Integration and testing of the Hot-Spot submodel with the DNDCv.Can model on the results of a manure-soil laboratory experiment

Biogeochemical models are useful tools for modeling nitrous oxide (N₂O) emissions from agricultural mineral soils. However, most biogeochemical models assume that conditions favoring N₂O producing reactions, nitrification and denitrification, are spatially homogeneous distributed in soil. Recent studies have shown, that conditions favoring N₂O producing, like the availability of easy degradable organic carbon, nitrate and ammonium and the establishment of anaerobic conditions are often concentrated in hot spots around particular organic matter originating from crop residues and organic amendments.

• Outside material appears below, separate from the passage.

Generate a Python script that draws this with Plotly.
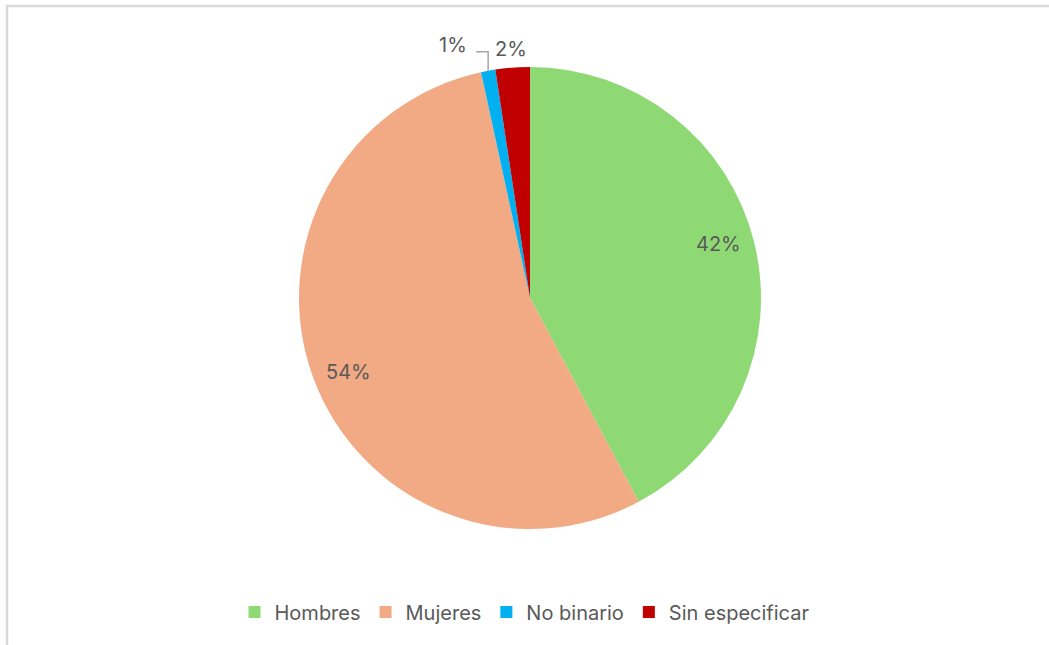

In contrast to common biogeochemical models, spatially explicit models are required to better describe dynamics of N₂O emissions.

To address the role of spatial heterogeneity of conditions responsible for nitrification and denitrification, we introduce a model approach combining biogeochemical process descriptions at hot spots and the bulk soil. The „hot spot” part of the model includes the description of diffusive transport of solutes and gases in a spherical object combined with process descriptions like mineralization, nitrification, nitrifier denitrification and denitrification. Several instances of the hot spot module then interact with the model approach describing processes in the bulk soil.

In this study, a laboratory experiment will be modeled in order to simulate the application of a single type of manure on the surface and the injection of manure into the center of a column in sandy and loess soils with water contents set at 40% and 60% WFPS.

The submodel will be integrated into the DNDCv.Can model, which provides the boundary conditions and input data required for the submodel and also participates in determining the O₂ concentration by explicitly calculating the diffusion from the surface to the soil layer where the hot spot is located.

Our hypothesis is that the DNDCv.Can model with the hot spot submodule will be able to describe the daily dynamics of the nitrification and denitrification processes generated by the hot spot induced in the experiment more accurately, which would greatly help the further development of the model for the application of this approach in real agricultural practice.